PCI DSS. Non-compliance discovered after a data breach means your organization absorbs the full financial liability, including card brand fines, forensic investigation costs, and potential lawsuits. A PCI DSS attestation built on fabricated evidence provides zero protection when it matters most.
In every case, the organization holding the certification bears the regulatory and legal risk. The compliance vendor does not.
How Equinox approaches compliance differently
We are compliance operators, regulatory strategists, legal advisors, counsel, and auditors who build, assess, and stand behind these programs firsthand. Our approach is grounded in substance, not just automation:
- We provide both readiness and audit capabilities. We design and implement compliance programs and support audit activities through qualified auditors. Organizations can move from build to validation without reworking their foundation or changing partners.
- We preserve independence where required. Where independence is necessary for SOC 2, ISO 27001, or similar attestations, audit activities are performed by auditors who are independent of the program build. We do not audit our own work where independence is required.

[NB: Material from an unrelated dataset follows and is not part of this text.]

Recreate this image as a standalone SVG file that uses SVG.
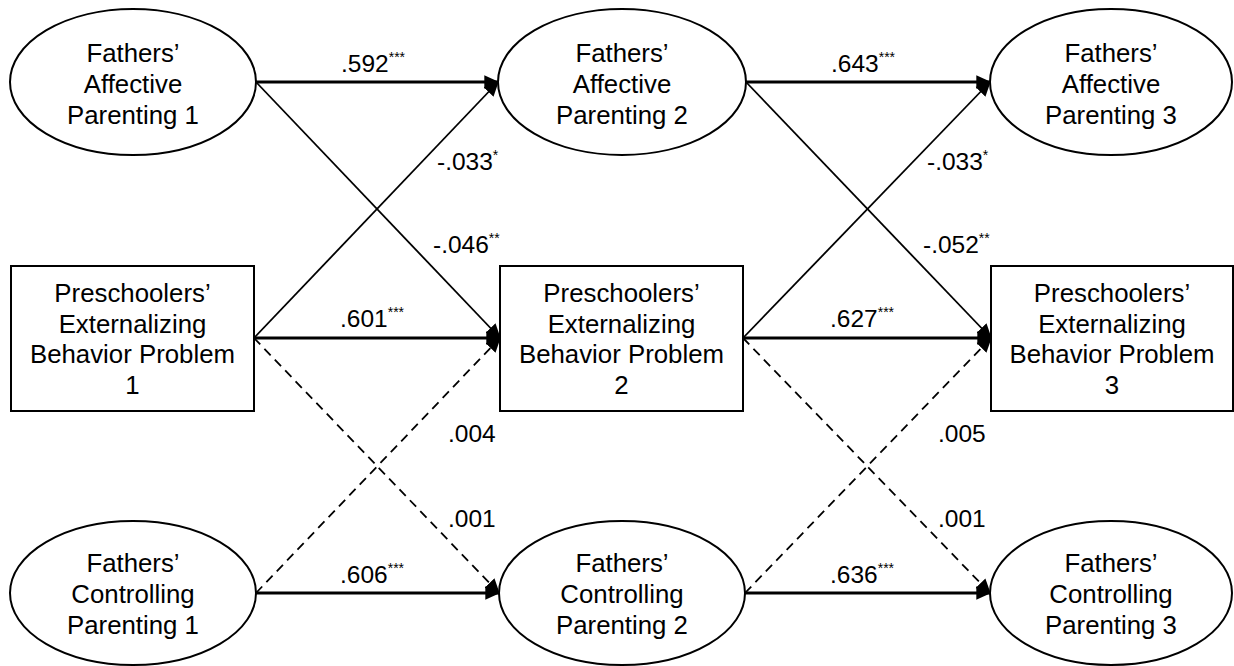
<svg xmlns="http://www.w3.org/2000/svg" width="1234" height="666" viewBox="0 0 1234 666">
<style>
.node ellipse, .node rect { fill: #fff; stroke: #000; stroke-width: 2; }
.node text { font-family: "Liberation Sans", Arial, sans-serif; font-size: 25.8px; text-anchor: middle; fill: #000; }
.lbl { font-family: "Liberation Sans", Arial, sans-serif; font-size: 24.5px; fill: #000; }
.sup { font-size: 14px; }
.thick { stroke: #000; stroke-width: 3.2; fill: none; }
.thin { stroke: #000; stroke-width: 1.8; fill: none; }
.dash { stroke: #000; stroke-width: 1.8; fill: none; stroke-dasharray: 9 6; }
</style>
<defs>
<marker id="ah" markerUnits="userSpaceOnUse" markerWidth="16" markerHeight="16" viewBox="0 0 14 14" refX="12" refY="7" orient="auto">
<path d="M0,1 L13,7 L0,13 Z" fill="#000"/>
</marker>
</defs>
<rect width="1234" height="666" fill="#fff"/>
<g id="connectors">
<line class="thick" x1="256" y1="82" x2="498" y2="82" marker-end="url(#ah)"/>
<line class="thick" x1="746" y1="82" x2="990" y2="82" marker-end="url(#ah)"/>
<line class="thick" x1="254" y1="338" x2="500" y2="338" marker-end="url(#ah)"/>
<line class="thick" x1="743" y1="338" x2="991" y2="338" marker-end="url(#ah)"/>
<line class="thick" x1="256" y1="593" x2="499" y2="593" marker-end="url(#ah)"/>
<line class="thick" x1="745" y1="593" x2="990" y2="593" marker-end="url(#ah)"/>
<line class="thin" x1="256" y1="82" x2="500" y2="338" marker-end="url(#ah)"/>
<line class="thin" x1="254" y1="338" x2="498" y2="82" marker-end="url(#ah)"/>
<line class="thin" x1="746" y1="82" x2="991" y2="338" marker-end="url(#ah)"/>
<line class="thin" x1="743" y1="338" x2="990" y2="82" marker-end="url(#ah)"/>
<line class="dash" x1="256" y1="593" x2="500" y2="338" marker-end="url(#ah)"/>
<line class="dash" x1="254" y1="338" x2="499" y2="593" marker-end="url(#ah)"/>
<line class="dash" x1="745" y1="593" x2="991" y2="338" marker-end="url(#ah)"/>
<line class="dash" x1="743" y1="338" x2="990" y2="593" marker-end="url(#ah)"/>
</g>
<g id="labels">
<text class="lbl" x="341" y="72">.592<tspan class="sup" dy="-10">***</tspan></text>
<text class="lbl" x="831" y="72">.643<tspan class="sup" dy="-10">***</tspan></text>
<text class="lbl" x="437" y="170">-.033<tspan class="sup" dy="-10">*</tspan></text>
<text class="lbl" x="927" y="170">-.033<tspan class="sup" dy="-10">*</tspan></text>
<text class="lbl" x="433" y="253">-.046<tspan class="sup" dy="-10">**</tspan></text>
<text class="lbl" x="923" y="253">-.052<tspan class="sup" dy="-10">**</tspan></text>
<text class="lbl" x="340" y="327">.601<tspan class="sup" dy="-10">***</tspan></text>
<text class="lbl" x="830" y="327">.627<tspan class="sup" dy="-10">***</tspan></text>
<text class="lbl" x="448" y="442">.004</text>
<text class="lbl" x="938" y="442">.005</text>
<text class="lbl" x="448" y="527">.001</text>
<text class="lbl" x="938" y="527">.001</text>
<text class="lbl" x="340" y="583">.606<tspan class="sup" dy="-10">***</tspan></text>
<text class="lbl" x="830" y="583">.636<tspan class="sup" dy="-10">***</tspan></text>
</g>
<g id="fap1" class="node">
<ellipse cx="133" cy="82" rx="123" ry="73"/>
<text x="133" y="62">Fathers’</text>
<text x="133" y="93">Affective</text>
<text x="133" y="123.5">Parenting 1</text>
</g>
<g id="fap2" class="node">
<ellipse cx="622" cy="82" rx="124" ry="73"/>
<text x="622" y="62">Fathers’</text>
<text x="622" y="93">Affective</text>
<text x="622" y="123.5">Parenting 2</text>
</g>
<g id="fap3" class="node">
<ellipse cx="1111" cy="82" rx="121" ry="73"/>
<text x="1111" y="62">Fathers’</text>
<text x="1111" y="93">Affective</text>
<text x="1111" y="123.5">Parenting 3</text>
</g>
<g id="pebp1" class="node">
<rect x="11" y="266" width="243" height="145"/>
<text x="132.5" y="302">Preschoolers’</text>
<text x="132.5" y="332.5">Externalizing</text>
<text x="132.5" y="363">Behavior Problem</text>
<text x="132.5" y="394">1</text>
</g>
<g id="pebp2" class="node">
<rect x="500" y="266" width="243" height="145"/>
<text x="621.5" y="302">Preschoolers’</text>
<text x="621.5" y="332.5">Externalizing</text>
<text x="621.5" y="363">Behavior Problem</text>
<text x="621.5" y="394">2</text>
</g>
<g id="pebp3" class="node">
<rect x="991" y="266" width="242" height="145"/>
<text x="1112" y="302">Preschoolers’</text>
<text x="1112" y="332.5">Externalizing</text>
<text x="1112" y="363">Behavior Problem</text>
<text x="1112" y="394">3</text>
</g>
<g id="fcp1" class="node">
<ellipse cx="133" cy="593" rx="123" ry="72"/>
<text x="133" y="572">Fathers’</text>
<text x="133" y="603">Controlling</text>
<text x="133" y="633.5">Parenting 1</text>
</g>
<g id="fcp2" class="node">
<ellipse cx="622" cy="593" rx="123" ry="72"/>
<text x="622" y="572">Fathers’</text>
<text x="622" y="603">Controlling</text>
<text x="622" y="633.5">Parenting 2</text>
</g>
<g id="fcp3" class="node">
<ellipse cx="1111" cy="593" rx="121" ry="72"/>
<text x="1111" y="572">Fathers’</text>
<text x="1111" y="603">Controlling</text>
<text x="1111" y="633.5">Parenting 3</text>
</g>
</svg>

- We distinguish real programs from generated output. Many tools generate policies, controls, and evidence artifacts automatically. We do not. Every control is implemented, validated, and understood by your team before it is presented for audit or review.
- We distinguish clearly between compliance and legal. Our team includes compliance professionals and licensed legal counsel. Legal advice is provided where appropriate, and compliance advisory remains distinct to align with regulatory expectations.
- We operate as practitioners. We have built and run compliance programs within banks and fintech companies. That experience shows up in how controls are designed, tested, and defended.
- We build programs that withstand scrutiny. Enterprise security reviews, regulatory examinations, investor diligence, and board-level oversight are the real test. We design programs that hold up when examined in detail, not just when summarized in a dashboard.
Compliance is not a documentation exercise. It is an operational system that must function under scrutiny. We build programs that work in practice, not just in presentation.